Mehr Mut bei Steuern
Es gäbe freilich einen finanziellen Befreiungsschlag auch für die anderen gebeutelten Länder: Höhere und damit den Einkommen vergleichbare Steuersätze auf Kapitalerträge, die konsequente Besteuerung der Unternehmensumsätze in dem Land, indem sie erwirtschaftet wurden, sowie die fiskalische Erfassung der im Orbit vagabundierenden Billionen des Finanzkomplexes…. Für mehr Mut bei der Umsetzung einer dafür notwendigen international abgestimmten Strategie gegen schwindsüchtige öffentliche Kassen sind die Schmerzen aber offensichtlich immer noch nicht groß genug. Bei der jüngst eingeführten Finanztransaktionssteuer ist zu bemängeln, dass von ihr nur Aktiengeschäfte erfasst werden.
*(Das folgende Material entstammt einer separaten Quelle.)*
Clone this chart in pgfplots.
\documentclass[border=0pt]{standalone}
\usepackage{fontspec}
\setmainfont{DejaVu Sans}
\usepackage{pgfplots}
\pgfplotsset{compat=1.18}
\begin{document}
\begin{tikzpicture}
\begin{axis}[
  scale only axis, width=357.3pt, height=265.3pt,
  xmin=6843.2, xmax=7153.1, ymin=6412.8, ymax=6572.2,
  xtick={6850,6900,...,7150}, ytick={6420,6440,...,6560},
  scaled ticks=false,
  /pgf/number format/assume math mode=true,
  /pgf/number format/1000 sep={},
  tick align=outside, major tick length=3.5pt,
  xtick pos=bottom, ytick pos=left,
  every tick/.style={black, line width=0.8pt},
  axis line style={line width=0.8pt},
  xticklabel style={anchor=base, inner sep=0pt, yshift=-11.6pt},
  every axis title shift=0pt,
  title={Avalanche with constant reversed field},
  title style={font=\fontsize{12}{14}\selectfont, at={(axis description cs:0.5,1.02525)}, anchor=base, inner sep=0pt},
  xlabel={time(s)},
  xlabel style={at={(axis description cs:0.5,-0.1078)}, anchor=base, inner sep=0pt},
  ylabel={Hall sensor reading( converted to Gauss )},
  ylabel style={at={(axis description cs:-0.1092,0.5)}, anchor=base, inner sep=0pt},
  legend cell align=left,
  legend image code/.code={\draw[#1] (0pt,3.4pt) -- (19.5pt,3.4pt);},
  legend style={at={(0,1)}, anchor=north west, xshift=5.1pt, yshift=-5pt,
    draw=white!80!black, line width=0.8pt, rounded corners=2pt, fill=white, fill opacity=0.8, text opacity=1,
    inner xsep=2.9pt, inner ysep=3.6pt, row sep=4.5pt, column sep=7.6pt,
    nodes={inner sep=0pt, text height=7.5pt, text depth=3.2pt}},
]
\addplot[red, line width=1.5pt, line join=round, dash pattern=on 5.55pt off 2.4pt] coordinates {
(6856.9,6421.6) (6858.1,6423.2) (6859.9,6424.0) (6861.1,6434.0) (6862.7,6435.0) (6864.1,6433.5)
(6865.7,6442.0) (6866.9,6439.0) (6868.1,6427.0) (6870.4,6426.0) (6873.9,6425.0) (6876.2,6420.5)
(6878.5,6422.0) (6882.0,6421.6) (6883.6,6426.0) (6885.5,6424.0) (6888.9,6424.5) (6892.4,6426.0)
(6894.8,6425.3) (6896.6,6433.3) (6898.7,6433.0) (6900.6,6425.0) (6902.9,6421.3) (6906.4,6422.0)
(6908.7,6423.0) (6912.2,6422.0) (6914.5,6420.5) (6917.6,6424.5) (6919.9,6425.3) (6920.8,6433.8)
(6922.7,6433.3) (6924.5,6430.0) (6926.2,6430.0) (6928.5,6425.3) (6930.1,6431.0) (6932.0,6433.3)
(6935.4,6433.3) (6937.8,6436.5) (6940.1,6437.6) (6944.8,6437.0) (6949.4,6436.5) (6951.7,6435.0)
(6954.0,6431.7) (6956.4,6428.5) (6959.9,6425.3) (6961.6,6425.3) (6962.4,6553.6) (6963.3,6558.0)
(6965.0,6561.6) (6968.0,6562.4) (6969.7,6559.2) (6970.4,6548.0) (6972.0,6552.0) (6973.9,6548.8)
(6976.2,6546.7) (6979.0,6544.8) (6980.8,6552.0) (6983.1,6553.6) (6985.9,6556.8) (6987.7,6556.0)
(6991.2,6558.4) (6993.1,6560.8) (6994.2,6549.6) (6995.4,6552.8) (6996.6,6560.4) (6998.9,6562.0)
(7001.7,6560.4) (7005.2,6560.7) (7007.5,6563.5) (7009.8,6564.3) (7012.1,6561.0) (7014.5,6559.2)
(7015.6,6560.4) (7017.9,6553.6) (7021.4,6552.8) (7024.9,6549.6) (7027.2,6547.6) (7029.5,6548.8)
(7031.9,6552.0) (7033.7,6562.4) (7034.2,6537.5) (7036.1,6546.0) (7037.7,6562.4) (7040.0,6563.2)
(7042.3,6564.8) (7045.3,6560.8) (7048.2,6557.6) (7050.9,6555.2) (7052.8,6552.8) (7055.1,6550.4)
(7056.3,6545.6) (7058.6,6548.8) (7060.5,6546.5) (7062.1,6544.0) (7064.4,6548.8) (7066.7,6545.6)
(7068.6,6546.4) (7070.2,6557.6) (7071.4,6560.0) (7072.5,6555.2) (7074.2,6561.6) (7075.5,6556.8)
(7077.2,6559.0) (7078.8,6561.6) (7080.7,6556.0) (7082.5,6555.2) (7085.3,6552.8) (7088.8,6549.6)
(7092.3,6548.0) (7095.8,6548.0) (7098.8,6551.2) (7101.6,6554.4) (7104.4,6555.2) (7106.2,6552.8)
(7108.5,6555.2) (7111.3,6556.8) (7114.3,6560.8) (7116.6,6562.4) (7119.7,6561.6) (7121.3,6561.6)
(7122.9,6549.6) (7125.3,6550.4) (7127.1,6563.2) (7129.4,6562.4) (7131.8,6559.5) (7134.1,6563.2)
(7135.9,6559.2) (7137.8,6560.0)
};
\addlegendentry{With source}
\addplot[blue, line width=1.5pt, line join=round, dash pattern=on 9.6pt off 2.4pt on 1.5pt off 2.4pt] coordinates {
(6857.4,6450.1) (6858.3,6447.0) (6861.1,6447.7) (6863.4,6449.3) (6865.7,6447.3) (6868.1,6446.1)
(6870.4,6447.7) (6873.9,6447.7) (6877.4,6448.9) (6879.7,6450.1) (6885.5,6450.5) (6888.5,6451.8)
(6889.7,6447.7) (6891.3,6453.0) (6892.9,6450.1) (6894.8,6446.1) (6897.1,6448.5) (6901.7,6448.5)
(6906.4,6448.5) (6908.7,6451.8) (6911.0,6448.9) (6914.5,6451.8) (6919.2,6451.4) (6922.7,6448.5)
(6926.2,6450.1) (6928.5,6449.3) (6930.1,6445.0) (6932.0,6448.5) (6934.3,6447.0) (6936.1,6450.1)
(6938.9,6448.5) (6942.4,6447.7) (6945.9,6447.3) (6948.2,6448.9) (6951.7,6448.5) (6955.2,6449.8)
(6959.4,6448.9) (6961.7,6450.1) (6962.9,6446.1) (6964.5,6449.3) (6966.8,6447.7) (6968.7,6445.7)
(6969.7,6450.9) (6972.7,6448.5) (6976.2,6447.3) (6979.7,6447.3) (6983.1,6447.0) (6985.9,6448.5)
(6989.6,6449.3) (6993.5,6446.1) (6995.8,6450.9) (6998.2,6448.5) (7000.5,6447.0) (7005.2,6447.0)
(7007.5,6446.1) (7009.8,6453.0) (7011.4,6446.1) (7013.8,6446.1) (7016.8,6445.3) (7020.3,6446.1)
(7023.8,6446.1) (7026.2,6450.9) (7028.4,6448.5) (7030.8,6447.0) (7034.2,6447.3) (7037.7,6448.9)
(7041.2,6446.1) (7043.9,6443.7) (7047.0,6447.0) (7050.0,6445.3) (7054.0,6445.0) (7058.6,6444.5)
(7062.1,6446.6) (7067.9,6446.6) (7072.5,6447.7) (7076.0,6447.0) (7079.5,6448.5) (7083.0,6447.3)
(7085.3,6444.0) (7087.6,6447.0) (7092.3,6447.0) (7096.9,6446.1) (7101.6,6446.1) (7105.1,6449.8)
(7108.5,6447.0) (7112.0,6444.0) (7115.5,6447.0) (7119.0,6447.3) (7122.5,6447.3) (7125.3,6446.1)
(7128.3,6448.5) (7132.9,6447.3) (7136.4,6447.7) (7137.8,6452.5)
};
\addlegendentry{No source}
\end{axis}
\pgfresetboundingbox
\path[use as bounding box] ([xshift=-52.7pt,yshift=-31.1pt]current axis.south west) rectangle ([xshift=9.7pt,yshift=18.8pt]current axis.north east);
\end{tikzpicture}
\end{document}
Das hat nichts mit der ursprünglichen Idee zu tun, denn mehr als 90 Prozent der Finanztransaktionen -darunter Derivate auf Rohstoffe oder Indizes – sind ausgenommen.
So viel Wahrheiten zu den Sanktionen und ihren Folgen, die jetzt viele persönlich nicht mehr so recht tragen wollen und nach staatlicher Hilfe rufen, was unterm Strich auch ihr Konto belastet. Zur Wahrheit gehört aber ebenso, dass der Krieg in der Ukraine den Deutschen zwar die Illusion vom stabilen Wohlstand zerstört hat, staatliche Misswirtschaft aber schon zuvor Fakten für den Abschwung geliefert hat. Hat dieses Land nun genügend Kraft für einen Neustart? Da die Regierung nicht den Eindruck macht, mit drastischen Korrekturen der bisherigen Politik der Zeitenwende auf Reset zu drücken, besteht wenig Hoffnung auf einen zeitgemäßen und dem Druck der Verhältnisse angepassten Umbau des deutschen Geschäftsmodells, dessen Erosion auch aufgrund der einmaligen Gleichzeitigkeit der vielen Probleme erst einmal unaufhörlich fortschreitet.